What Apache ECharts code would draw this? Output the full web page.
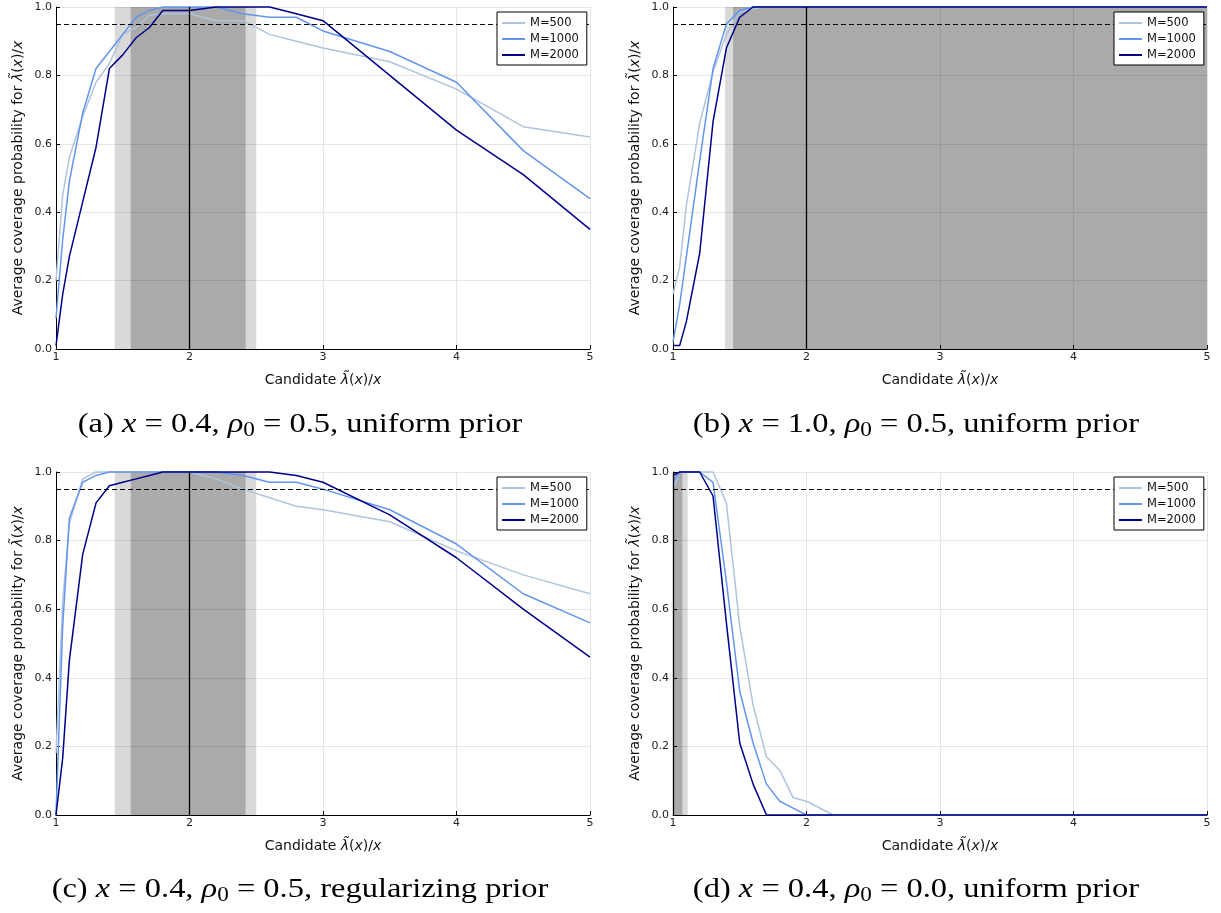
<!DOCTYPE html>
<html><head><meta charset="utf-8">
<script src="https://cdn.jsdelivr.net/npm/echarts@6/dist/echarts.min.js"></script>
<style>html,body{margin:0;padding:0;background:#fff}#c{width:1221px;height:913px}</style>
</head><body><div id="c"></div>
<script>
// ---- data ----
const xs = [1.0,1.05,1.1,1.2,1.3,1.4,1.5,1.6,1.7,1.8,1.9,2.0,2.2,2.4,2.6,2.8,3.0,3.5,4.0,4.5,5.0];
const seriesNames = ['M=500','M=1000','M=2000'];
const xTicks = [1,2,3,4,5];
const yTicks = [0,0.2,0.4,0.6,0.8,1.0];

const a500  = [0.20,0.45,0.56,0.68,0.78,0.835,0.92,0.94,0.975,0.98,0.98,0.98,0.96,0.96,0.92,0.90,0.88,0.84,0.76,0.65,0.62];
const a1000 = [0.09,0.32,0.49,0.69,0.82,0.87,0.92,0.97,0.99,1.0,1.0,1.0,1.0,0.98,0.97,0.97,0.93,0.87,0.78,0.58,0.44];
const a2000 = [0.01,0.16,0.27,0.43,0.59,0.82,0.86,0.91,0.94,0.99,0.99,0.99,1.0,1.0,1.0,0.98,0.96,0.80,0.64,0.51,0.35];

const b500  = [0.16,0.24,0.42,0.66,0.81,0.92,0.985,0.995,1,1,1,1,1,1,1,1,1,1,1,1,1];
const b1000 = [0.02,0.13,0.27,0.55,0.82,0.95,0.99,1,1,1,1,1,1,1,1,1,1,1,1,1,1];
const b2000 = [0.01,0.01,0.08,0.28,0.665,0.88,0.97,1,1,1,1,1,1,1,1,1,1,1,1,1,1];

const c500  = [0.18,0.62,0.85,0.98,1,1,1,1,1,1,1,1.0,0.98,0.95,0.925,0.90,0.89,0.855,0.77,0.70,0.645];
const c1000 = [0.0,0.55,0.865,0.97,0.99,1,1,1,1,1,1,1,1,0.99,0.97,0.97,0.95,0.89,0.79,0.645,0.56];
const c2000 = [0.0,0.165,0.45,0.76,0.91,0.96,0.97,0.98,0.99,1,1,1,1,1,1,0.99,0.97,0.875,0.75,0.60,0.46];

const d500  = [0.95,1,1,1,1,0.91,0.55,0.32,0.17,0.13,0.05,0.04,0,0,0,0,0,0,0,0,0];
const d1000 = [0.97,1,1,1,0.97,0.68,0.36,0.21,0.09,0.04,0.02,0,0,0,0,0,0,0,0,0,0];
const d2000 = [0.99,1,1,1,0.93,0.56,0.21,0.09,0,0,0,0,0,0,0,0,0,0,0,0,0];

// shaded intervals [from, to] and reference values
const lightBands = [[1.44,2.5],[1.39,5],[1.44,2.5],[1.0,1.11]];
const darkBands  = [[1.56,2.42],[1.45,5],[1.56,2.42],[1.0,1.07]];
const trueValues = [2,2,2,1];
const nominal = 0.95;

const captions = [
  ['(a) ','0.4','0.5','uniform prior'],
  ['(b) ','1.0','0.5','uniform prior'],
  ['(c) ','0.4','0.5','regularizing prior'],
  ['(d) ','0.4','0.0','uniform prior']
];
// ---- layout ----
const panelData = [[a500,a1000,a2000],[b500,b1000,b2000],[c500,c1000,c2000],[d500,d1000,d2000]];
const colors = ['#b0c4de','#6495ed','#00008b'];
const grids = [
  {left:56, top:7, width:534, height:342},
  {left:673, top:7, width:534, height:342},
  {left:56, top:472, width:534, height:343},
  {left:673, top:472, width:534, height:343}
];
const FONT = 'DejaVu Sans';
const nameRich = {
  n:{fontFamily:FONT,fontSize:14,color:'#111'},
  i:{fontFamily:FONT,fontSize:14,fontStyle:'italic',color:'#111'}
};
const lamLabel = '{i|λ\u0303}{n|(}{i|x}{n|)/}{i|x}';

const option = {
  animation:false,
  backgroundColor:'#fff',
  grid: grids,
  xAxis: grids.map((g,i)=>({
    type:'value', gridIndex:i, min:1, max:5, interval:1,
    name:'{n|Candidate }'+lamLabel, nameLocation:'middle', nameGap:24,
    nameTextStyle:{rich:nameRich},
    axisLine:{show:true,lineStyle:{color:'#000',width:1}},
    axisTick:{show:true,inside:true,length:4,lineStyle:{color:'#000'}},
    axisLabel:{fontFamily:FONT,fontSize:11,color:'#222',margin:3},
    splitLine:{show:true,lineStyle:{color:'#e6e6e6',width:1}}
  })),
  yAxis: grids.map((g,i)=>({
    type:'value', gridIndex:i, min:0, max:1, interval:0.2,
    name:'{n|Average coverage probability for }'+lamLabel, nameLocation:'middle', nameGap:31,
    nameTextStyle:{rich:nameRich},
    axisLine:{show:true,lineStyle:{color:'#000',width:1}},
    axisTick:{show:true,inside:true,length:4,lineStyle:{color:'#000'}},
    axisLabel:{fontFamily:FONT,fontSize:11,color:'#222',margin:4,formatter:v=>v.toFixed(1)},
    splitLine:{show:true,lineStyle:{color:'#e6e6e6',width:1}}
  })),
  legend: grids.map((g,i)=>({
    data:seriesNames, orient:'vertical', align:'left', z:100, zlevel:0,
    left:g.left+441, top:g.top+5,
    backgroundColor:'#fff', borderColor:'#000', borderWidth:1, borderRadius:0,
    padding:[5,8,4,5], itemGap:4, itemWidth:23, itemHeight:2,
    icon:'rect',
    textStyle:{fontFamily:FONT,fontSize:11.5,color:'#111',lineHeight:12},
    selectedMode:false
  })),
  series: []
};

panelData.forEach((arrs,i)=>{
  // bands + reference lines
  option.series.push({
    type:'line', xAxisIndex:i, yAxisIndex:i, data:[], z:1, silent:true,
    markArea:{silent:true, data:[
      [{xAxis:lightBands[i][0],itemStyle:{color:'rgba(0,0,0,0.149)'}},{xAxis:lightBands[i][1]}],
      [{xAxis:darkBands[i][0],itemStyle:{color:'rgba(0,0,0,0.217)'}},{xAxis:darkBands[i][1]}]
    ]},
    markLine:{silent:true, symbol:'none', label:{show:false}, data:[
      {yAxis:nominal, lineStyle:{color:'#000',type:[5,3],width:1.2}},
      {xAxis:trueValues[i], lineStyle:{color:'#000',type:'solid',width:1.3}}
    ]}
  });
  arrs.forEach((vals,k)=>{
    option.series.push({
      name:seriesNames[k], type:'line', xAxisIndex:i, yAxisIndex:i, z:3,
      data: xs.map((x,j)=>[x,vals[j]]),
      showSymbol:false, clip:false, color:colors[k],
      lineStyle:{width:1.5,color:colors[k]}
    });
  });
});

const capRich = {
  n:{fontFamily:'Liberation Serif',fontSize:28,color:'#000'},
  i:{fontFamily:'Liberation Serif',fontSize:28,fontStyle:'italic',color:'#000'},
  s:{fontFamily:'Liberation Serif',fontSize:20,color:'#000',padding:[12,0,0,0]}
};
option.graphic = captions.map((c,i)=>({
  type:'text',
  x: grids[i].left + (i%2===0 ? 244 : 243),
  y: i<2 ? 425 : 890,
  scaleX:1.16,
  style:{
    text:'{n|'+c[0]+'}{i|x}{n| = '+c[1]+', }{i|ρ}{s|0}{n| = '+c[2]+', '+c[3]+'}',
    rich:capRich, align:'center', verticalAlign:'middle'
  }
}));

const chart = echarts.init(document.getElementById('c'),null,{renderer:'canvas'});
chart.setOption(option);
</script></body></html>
* * *
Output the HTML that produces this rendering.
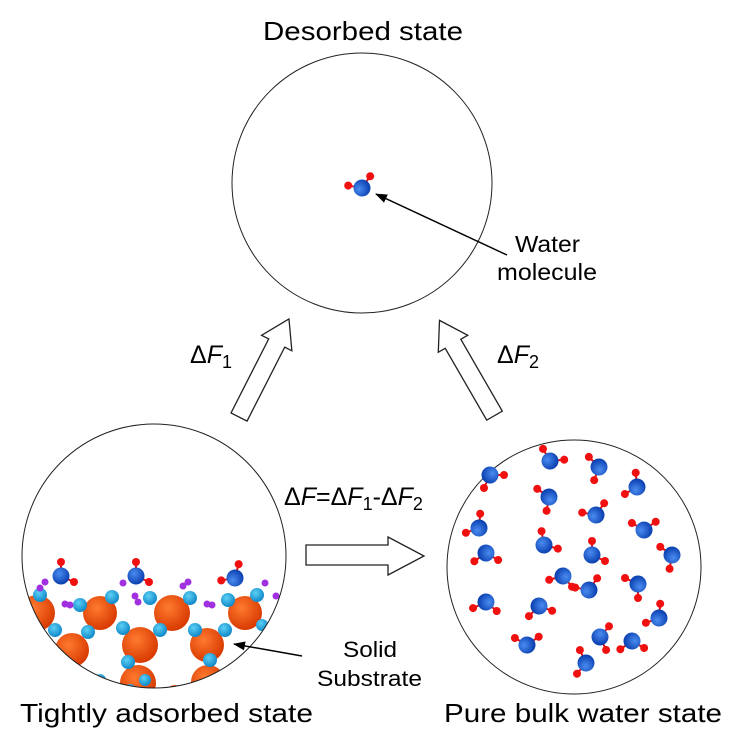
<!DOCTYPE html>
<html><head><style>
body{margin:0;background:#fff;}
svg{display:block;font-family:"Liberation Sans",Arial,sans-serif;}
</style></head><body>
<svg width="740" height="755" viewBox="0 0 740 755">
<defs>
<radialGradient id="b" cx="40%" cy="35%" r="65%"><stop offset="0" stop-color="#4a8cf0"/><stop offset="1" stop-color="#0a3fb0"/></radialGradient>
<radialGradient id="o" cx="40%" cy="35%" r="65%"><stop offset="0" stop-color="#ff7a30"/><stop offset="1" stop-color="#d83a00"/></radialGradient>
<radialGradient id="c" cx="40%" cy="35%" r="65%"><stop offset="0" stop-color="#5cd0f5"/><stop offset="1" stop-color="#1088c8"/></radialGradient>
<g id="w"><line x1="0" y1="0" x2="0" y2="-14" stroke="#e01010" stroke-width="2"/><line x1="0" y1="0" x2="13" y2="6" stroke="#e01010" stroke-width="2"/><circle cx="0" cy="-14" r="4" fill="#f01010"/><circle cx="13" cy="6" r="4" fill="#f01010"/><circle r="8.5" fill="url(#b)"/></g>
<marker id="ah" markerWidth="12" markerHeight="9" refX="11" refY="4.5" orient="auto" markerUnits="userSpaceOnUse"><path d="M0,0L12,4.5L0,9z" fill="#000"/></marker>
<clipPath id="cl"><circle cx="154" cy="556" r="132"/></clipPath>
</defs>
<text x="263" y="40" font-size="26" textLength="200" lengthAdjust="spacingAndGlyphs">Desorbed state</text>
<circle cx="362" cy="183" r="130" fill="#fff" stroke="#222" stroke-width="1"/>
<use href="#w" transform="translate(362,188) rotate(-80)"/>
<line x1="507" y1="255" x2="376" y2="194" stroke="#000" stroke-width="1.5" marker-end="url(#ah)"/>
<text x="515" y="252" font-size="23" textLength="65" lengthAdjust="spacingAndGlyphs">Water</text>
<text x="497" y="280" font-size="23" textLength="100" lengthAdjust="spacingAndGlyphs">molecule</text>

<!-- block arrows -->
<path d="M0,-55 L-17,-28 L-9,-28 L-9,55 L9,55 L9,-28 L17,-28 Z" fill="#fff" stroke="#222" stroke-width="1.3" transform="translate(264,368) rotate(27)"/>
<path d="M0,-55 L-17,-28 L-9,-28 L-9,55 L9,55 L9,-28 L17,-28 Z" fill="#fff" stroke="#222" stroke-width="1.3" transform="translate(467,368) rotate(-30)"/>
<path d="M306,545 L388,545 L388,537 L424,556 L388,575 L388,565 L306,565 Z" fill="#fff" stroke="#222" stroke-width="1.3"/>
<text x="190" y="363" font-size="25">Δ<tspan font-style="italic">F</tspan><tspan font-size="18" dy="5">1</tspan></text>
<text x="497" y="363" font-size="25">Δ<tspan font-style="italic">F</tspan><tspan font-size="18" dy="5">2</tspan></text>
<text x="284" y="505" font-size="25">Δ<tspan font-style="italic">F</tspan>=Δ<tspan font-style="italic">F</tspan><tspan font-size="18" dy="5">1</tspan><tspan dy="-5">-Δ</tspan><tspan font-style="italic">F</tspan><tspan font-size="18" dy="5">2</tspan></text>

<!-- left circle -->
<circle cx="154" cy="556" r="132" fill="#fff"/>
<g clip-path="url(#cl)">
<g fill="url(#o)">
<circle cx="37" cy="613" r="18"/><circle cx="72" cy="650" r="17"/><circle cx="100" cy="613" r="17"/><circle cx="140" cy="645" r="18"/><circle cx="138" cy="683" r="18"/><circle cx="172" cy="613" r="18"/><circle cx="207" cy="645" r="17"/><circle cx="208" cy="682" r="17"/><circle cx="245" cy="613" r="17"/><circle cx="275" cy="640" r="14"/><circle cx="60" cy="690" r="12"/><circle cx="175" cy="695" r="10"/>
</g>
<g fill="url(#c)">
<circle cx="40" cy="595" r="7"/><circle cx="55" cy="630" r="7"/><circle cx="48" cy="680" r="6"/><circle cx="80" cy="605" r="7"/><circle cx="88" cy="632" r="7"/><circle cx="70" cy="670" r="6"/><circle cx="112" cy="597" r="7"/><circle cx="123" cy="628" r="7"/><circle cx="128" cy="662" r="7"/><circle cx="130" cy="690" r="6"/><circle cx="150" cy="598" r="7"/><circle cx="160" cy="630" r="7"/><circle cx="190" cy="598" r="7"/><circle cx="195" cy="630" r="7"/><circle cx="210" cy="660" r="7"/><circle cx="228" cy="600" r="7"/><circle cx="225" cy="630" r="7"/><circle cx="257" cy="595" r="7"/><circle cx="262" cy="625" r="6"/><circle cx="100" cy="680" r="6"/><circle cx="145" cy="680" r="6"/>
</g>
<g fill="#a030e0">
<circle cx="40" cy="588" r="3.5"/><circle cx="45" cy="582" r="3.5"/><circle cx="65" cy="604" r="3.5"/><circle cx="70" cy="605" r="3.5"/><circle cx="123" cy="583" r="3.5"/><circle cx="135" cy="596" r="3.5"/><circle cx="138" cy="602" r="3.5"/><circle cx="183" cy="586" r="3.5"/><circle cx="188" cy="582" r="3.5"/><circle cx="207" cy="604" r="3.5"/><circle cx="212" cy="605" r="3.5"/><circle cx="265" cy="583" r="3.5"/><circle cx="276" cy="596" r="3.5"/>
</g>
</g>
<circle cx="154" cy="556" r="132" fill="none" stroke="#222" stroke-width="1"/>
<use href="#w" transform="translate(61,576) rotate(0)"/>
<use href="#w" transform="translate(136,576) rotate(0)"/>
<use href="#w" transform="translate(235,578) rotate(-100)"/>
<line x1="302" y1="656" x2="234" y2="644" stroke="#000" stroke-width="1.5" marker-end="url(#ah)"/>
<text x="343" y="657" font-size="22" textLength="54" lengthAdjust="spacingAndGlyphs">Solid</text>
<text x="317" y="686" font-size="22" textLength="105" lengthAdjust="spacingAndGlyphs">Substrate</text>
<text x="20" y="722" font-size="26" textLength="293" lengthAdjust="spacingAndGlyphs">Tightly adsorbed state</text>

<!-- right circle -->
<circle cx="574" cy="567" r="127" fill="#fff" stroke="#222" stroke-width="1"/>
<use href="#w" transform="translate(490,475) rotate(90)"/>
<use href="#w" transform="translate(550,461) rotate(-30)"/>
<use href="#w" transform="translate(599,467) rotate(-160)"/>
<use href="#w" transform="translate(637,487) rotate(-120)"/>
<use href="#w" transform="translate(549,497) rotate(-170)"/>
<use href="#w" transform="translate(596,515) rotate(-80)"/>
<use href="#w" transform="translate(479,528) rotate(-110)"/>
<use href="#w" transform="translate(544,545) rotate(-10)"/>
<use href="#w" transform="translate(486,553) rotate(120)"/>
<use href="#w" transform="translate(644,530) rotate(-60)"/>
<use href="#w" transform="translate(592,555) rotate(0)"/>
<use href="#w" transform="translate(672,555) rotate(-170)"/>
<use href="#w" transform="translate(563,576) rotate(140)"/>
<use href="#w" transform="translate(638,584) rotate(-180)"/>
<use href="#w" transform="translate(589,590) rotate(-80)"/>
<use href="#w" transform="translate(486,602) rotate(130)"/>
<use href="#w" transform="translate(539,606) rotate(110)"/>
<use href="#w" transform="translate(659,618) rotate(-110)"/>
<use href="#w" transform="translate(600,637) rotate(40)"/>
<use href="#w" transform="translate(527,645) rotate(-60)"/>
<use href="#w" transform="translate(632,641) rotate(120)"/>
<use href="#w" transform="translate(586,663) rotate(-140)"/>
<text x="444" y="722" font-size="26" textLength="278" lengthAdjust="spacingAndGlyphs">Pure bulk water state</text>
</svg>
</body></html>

Task description: Each line in the listing above that contains "Output" should be copied.

Exercise response:
What Apache ECharts code would draw this? Output the full web page.
Output the HTML that produces this rendering.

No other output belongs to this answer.